Swinton was present at the Battle of Worcester on 3 September 1651, but took no part in the conflict, in which two of his brothers were engaged on the Scottish side, and in which Robert, the younger, lost his life in an attempt to capture Cromwell's standard.

==Interregnum==
Cromwell's victory at Worcester gave Swinton complete control of the Scottish government, and he proceeded to remodel the administration. According to Bishop Gilbert Burnet, Swinton was "the man of all Scotland most trusted and employed by Cromwell". In May 1652 he was appointed a commissioner for the administration of justice in Scotland, having for colleagues Sir John Hope (1605?–1654), Sir William Lockhart (1621–1676), and four Englishmen of less note. In the following year he was appointed one of the five Scottish commissioners to consider the terms of union with England and in 1655 he was named a member of the council of state for Scotland. He also sat in the English parliaments of Oliver and Richard Cromwell as one of the Scottish representatives, and served regularly on the committee for Scottish affairs. He was a member of several other committees on English affairs, including that appointed by the nominated parliament of 1653 which recommended the abolition of tithes.
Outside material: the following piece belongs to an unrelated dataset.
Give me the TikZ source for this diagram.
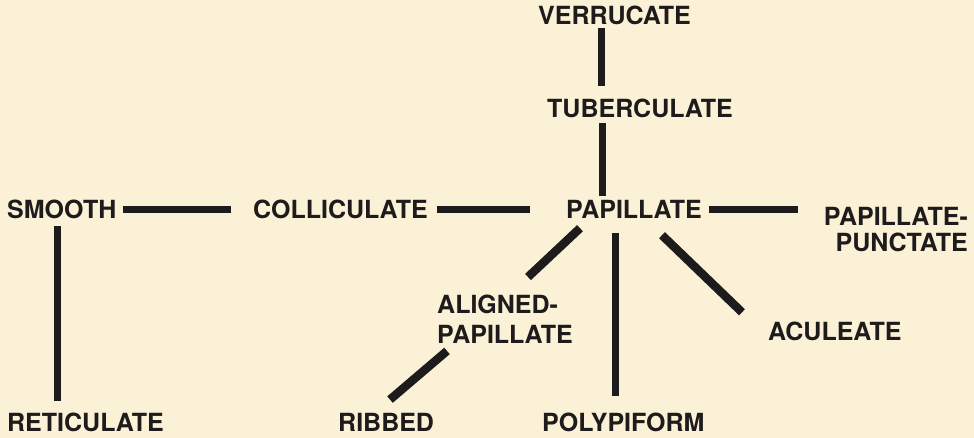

In acknowledgement of his services the English government were careful of Swinton's private interests. On 4 November 1656, by order of council, the sentence of forfeiture pronounced on him by the Scottish parliament was revoked, and he was further recompensed by a part of the Earl of Lauderdale's forfeited estates (see Cromwell's Act of Grace).

==Restoration==
The restoration of the monarchy under Charles II proved fatal to his fortunes. On 20 July 1660 he was arrested in London in the house of a Quaker in King Street, Westminster, sent to Leith in the frigate HMS Eagle together with the Marquess of Argyll, and confined in the Tolbooth at Edinburgh. Brought to trial for high treason in the beginning of 1661, he was condemned to forfeiture and imprisonment in Edinburgh Castle. He was imprisoned for some years, and after his release his life was passed in wanderings, chiefly in Scotland. He had in 1657 embraced the tenets of the Quakers, and he adopted their belief with the same enthusiasm which he had at one time shown in the cause of the Covenant. He was several times arrested in company with his fellow-believers, but invariably obtained his release. He died at Borthwick early in 1679.

==Works==
Swinton was the author of several Quaker pamphlets:
1. A Testimony for the Lord by John Swinton (not dated), 4to.
2. Some late Epistles to the Body, writ from Time to Time as the Spirit gave Utterance, 1663, 4to.
3. One Warning more to the Hypocrites of this Generation, 1663.
4. To all the Friends to Truth in the Nations (not dated), fol.
5. Words in Season, 1663, 4to.
6. Heaven, Earth, Sea, and Dry Land, hear the Word of the Lord, 1664, fol.
7. To my Kinsmen, my Relations, mine Acquaintance after the Flesh, 1666, fol.
8. Innocency further cleared, 1673, 4to.
Most of these tracts and broadsides, together with several manuscripts, are in the Library of the Religious Society of Friends in London.

==Family==
He married, first, in 1645, Margaret, daughter of William Stewart, 2nd Lord Blantyre, and first cousin of Frances Teresa Stuart, duchess of Richmond and Lennox. She died in 1662, leaving three sons—Alexander, John, and Isaac—and a daughter Margaret. Swinton married, secondly, Frances White of Newington Butts, a widow whose maiden name was Hancock, they had no children.